In his seat sate Governor Bradford;
men, matrons, and maidens fair,
Miles Standish and all his soldiers,
with corselet and sword, were there;
And sobbing and tears and gladness
had each in its turn the sway,
For the grave of the sweet Rose Standish
o'ershadowed Thanksgiving Day.
And when Massasoit, the Sachem,
sate down with his hundred braves,
And ate of the varied riches
of gardens and woods and waves,
And looked on the granaried harvest--
with a blow on his brawny chest,
He muttered, "The good Great Spirit
loves his white children best!"
I know this is turning into a long post, but I have to include one more poem that kept popping up everywhere during my research this week. This poem by an unknown (but very talented) poet gives me a warm, fuzzy feeling and embodies all the holiday has to offer:
Thanksgiving Time
When all the leaves are off the boughs,
And nuts and apples gathered in,
And cornstalks waiting for the cows,
And pumpkins safe in barn and bin,
Then Mother says, "My children dear,
The fields are brown, and autumn flies;
Thanksgiving Day is very near,
And we must make thanksgiving pies!"
Author Unknown
 Happy Thanksgiving, and Happy Writing!


  1. I like the cover of "This is a Feast." You might have seen this already (and it seems like you already have a bunch!), but has a selection of Thanksgiving poems: and an article about Thanksgiving poems:

    1. Thanks so much, Tabatha! These are great, and I hadn't seen this yet, which is odd because I LOVE I really appreciate you bringing this to my attention! = )

  2. What a bountiful feast of a post! Hadn't seen either of these poems before. The first is so rich and vivid -- wonderful to step back in time with it. The second is so cozy and reassuring and of course I love the mention of Thanksgiving pies (the best part of the holiday meal IMHO).

    Thanks for the book suggestions too. THIS IS THE FEAST looks stunning. Happy Thanksgiving, Becky!

  3. Becky,
    Thanks for all the information, the recommendations and the FUN. I enjoyed our visit.

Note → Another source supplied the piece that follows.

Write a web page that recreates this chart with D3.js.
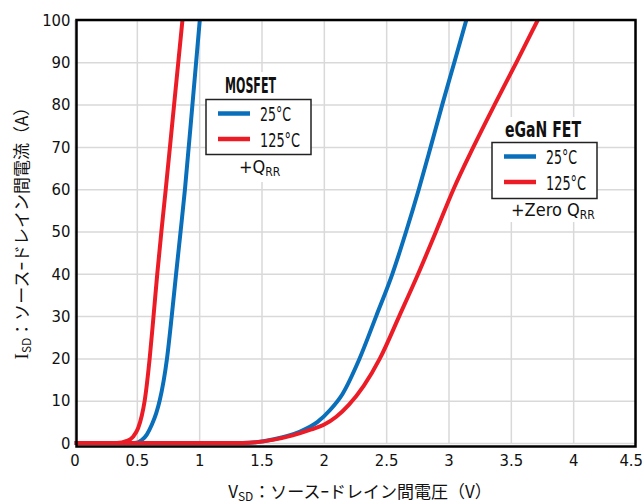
<!DOCTYPE html>
<html lang="ja">
<head>
  <meta charset="UTF-8">
  <title>MOSFET vs eGaN FET 逆導通特性</title>
  <script src="https://d3js.org/d3.v7.min.js"></script>
  <style>
    body {
      margin: 0;
      background-color: #fff;
    }
    svg {
      display: block;
    }
    .grid line {
      stroke: #d9d9d9;
      stroke-width: 1.5;
    }
    .grid path {
      display: none;
    }
    .tick-label text {
      font-family: "DejaVu Sans Condensed", "Liberation Sans", sans-serif;
      font-size: 16.5px;
      fill: #111;
    }
    .tick-label path {
      display: none;
    }
    .axis-label {
      font-family: "Noto Sans CJK JP", sans-serif;
      font-size: 17px;
      fill: #111;
    }
    .legend text {
      font-family: "DejaVu Sans Condensed", "Liberation Sans", sans-serif;
      fill: #111;
    }
  </style>
</head>
<body>
  <div id="chart"></div>

  <script>
    // Tick values
    const xTicks = [0, 0.5, 1, 1.5, 2, 2.5, 3, 3.5, 4, 4.5];
    const yTicks = [0, 10, 20, 30, 40, 50, 60, 70, 80, 90, 100];

    // MOSFET, 25°C  (V, A)
    const mosfet25V = [0, 0.48, 0.54, 0.58, 0.62, 0.655, 0.683, 0.742, 0.780, 0.815, 0.851, 0.886, 0.946, 1.005];
    const mosfet25I = [0, 0, 0.7, 2, 4.3, 7, 10, 20, 30, 40, 50, 60, 80, 100];

    // MOSFET, 125°C
    const mosfet125V = [0, 0.34, 0.42, 0.47, 0.51, 0.54, 0.563, 0.603, 0.634, 0.664, 0.697, 0.732, 0.799, 0.866];
    const mosfet125I = [0, 0, 0.5, 1.5, 3.5, 6.5, 10, 20, 30, 40, 50, 60, 80, 100];

    // eGaN FET, 25°C
    const egan25V = [0, 1.35, 1.60, 1.80, 1.95, 2.05, 2.15, 2.28, 2.42, 2.55, 2.66, 2.762, 2.857, 2.950, 3.047, 3.143];
    const egan25I = [0, 0, 0.9, 2.6, 5, 7.8, 11.6, 19.5, 30, 40, 50, 60, 70, 80, 90, 100];

    // eGaN FET, 125°C
    const egan125V = [0, 1.35, 1.60, 1.75, 1.90, 2.00, 2.10, 2.20, 2.32, 2.45, 2.605, 2.757, 2.90, 3.04, 3.20, 3.37, 3.545, 3.716];
    const egan125I = [0, 0, 0.8, 1.8, 3.2, 4.3, 6.2, 9, 13.5, 20, 30, 40, 50, 60, 70, 80, 90, 100];

    const blue = '#0a6fba';
    const red = '#ec1c27';

    const zip = (vs, is) => vs.map((v, i) => ({ v: v, i: is[i] }));

    // blue first, red on top (as in the original)
    const series = [
      { name: 'eGaN 25', color: blue, values: zip(egan25V, egan25I) },
      { name: 'MOSFET 25', color: blue, values: zip(mosfet25V, mosfet25I) },
      { name: 'eGaN 125', color: red, values: zip(egan125V, egan125I) },
      { name: 'MOSFET 125', color: red, values: zip(mosfet125V, mosfet125I) }
    ];

    const width = 643;
    const height = 503;
    const margin = { top: 20, right: 7.5, bottom: 60, left: 74.5 };
    const innerWidth = width - margin.left - margin.right;
    const innerHeight = height - margin.top - margin.bottom;

    const root = d3.select('#chart')
      .append('svg')
      .attr('width', width)
      .attr('height', height);

    const svg = root.append('g')
      .attr('transform', `translate(${margin.left}, ${margin.top})`);

    const x = d3.scaleLinear().domain([0, 4.5]).range([0, innerWidth]);
    const y = d3.scaleLinear().domain([0, 100]).range([innerHeight, 0]);

    // grid
    svg.append('g')
      .attr('class', 'grid')
      .attr('transform', `translate(0, ${innerHeight})`)
      .call(d3.axisBottom(x).tickValues(xTicks).tickSize(-innerHeight).tickFormat(''));

    svg.append('g')
      .attr('class', 'grid')
      .call(d3.axisLeft(y).tickValues(yTicks).tickSize(-innerWidth).tickFormat(''));

    // tick labels
    const xAxis = svg.append('g')
      .attr('class', 'tick-label')
      .attr('transform', `translate(0, ${innerHeight})`)
      .call(d3.axisBottom(x).tickValues(xTicks).tickSize(0).tickPadding(11).tickFormat(d3.format('')));
    xAxis.selectAll('line').remove();
    // last label would run past the page edge
    xAxis.selectAll('text')
      .filter(d => d === 4.5)
      .attr('text-anchor', 'end')
      .attr('dx', 7);

    svg.append('g')
      .attr('class', 'tick-label')
      .call(d3.axisLeft(y).tickValues(yTicks).tickSize(0).tickPadding(4))
      .selectAll('line').remove();

    // curves
    svg.append('clipPath')
      .attr('id', 'plot-clip')
      .append('rect')
      .attr('x', 0)
      .attr('y', 0)
      .attr('width', innerWidth)
      .attr('height', innerHeight + 4);

    const line = d3.line()
      .x(d => x(d.v))
      .y(d => y(d.i))
      .curve(d3.curveMonotoneX);

    svg.append('g')
      .attr('clip-path', 'url(#plot-clip)')
      .selectAll('path')
      .data(series)
      .join('path')
      .attr('fill', 'none')
      .attr('stroke', d => d.color)
      .attr('stroke-width', 4)
      .attr('stroke-linejoin', 'round')
      .attr('d', d => line(d.values));

    // frame
    svg.append('rect')
      .attr('x', 2)
      .attr('y', 0)
      .attr('width', innerWidth - 2)
      .attr('height', innerHeight + 3.5)
      .attr('fill', 'none')
      .attr('stroke', '#000')
      .attr('stroke-width', 2.5);

    // legends
    function legend(opts) {
      const g = root.append('g').attr('class', 'legend');
      g.append('rect')
        .attr('x', opts.x)
        .attr('y', opts.bgTop)
        .attr('width', opts.w)
        .attr('height', opts.bgBottom - opts.bgTop)
        .attr('fill', '#fff');
      g.append('text')
        .attr('x', opts.titleX)
        .attr('y', opts.titleY)
        .attr('font-size', 21)
        .attr('font-weight', 'bold')
        .attr('textLength', opts.titleW)
        .attr('lengthAdjust', 'spacingAndGlyphs')
        .text(opts.title);
      g.append('rect')
        .attr('x', opts.x)
        .attr('y', opts.y)
        .attr('width', opts.w)
        .attr('height', opts.h)
        .attr('fill', '#fff')
        .attr('stroke', '#222')
        .attr('stroke-width', 1.5);
      [['25°C', blue, 31], ['125°C', red, 40]].forEach((e, k) => {
        const yy = opts.y + 14 + k * 25.5;
        g.append('line')
          .attr('x1', opts.x + 12)
          .attr('x2', opts.x + 44)
          .attr('y1', yy)
          .attr('y2', yy)
          .attr('stroke', e[1])
          .attr('stroke-width', 4.5);
        g.append('text')
          .attr('x', opts.x + 54)
          .attr('y', yy + 7.5)
          .attr('font-size', 20)
          .attr('textLength', e[2])
          .attr('lengthAdjust', 'spacingAndGlyphs')
          .text(e[0]);
      });
      const t = g.append('text')
        .attr('x', opts.subX)
        .attr('y', opts.subY)
        .attr('font-size', 18);
      t.append('tspan').text(opts.sub);
      t.append('tspan').attr('font-size', 12).attr('dy', 3).text('RR');
    }

    legend({
      title: 'MOSFET', titleX: 225, titleY: 93, titleW: 51,
      x: 206, y: 99.5, w: 105, h: 55, bgTop: 72, bgBottom: 182,
      sub: '+Q', subX: 239, subY: 173
    });

    legend({
      title: 'eGaN FET', titleX: 505, titleY: 137, titleW: 76,
      x: 492, y: 142.5, w: 105, h: 56, bgTop: 117, bgBottom: 222,
      sub: '+Zero Q', subX: 511, subY: 216
    });

    // axis labels
    const xl = root.append('text')
      .attr('class', 'axis-label')
      .attr('x', 360)
      .attr('y', 498)
      .attr('text-anchor', 'middle');
    xl.append('tspan').text('V');
    xl.append('tspan').attr('font-size', 12).attr('dy', 3).text('SD');
    xl.append('tspan').attr('dy', -3).text('：ソースｰドレイン間電圧（V）');

    const yl = root.append('text')
      .attr('class', 'axis-label')
      .attr('transform', 'translate(28, 229) rotate(-90)')
      .attr('text-anchor', 'middle');
    yl.append('tspan').attr('font-family', 'Liberation Serif').attr('font-size', 19).text('I');
    yl.append('tspan').attr('font-size', 12).attr('dy', 3).text('SD');
    yl.append('tspan').attr('dy', -3).text('：ソースｰドレイン間電流（A）');
  </script>
</body>
</html>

  4. I'm already thinking about my Thanksgiving pies... Always the traditional (pecan & pumpkin) and something new- this year it's eggnog custard pie.
    Thanks for the poem...

    1. You are making me hungry, Mirka! Enjoy your holiday (and your pie!). : )

  5. Having enjoyed our own Canadian Thanksgiving feast over a month ago, I'm really enjoying these second helpings! Love those two poems you posted. There's nothing like a rhyming story poem to snag and keep the interest.

    1. "Second Helpings" would be a great title for a poem, Violet! You're so lucky to get to celebrate twice!

  6. We're having 20 people at the table for Thanksgiving this year - I'm going to read that second poem to everyone. We are definitely into PIES!! Thanks, Becky.

  7. Oh, the ending of that first poem is kinda sad. And a Norman Rockwell painting goes perfect w/the second!

    1. I know! I had to think about how to take that. I'm still not sure...
      I am changing the word "slaughtered" to "prepared" for my school lesson. I am trying to decide what to do about that last line, as well. Thanks so much for stopping by!

  8. A wonderful Thanksgiving tribute! To remember the complete and complex Thanksgiving story - we have to consider all of the truths. Thank you, Becky, and I hope you and your family have a blessed day of Thanks!

  9. Happy Thanksgiving and thanks for your lovely post!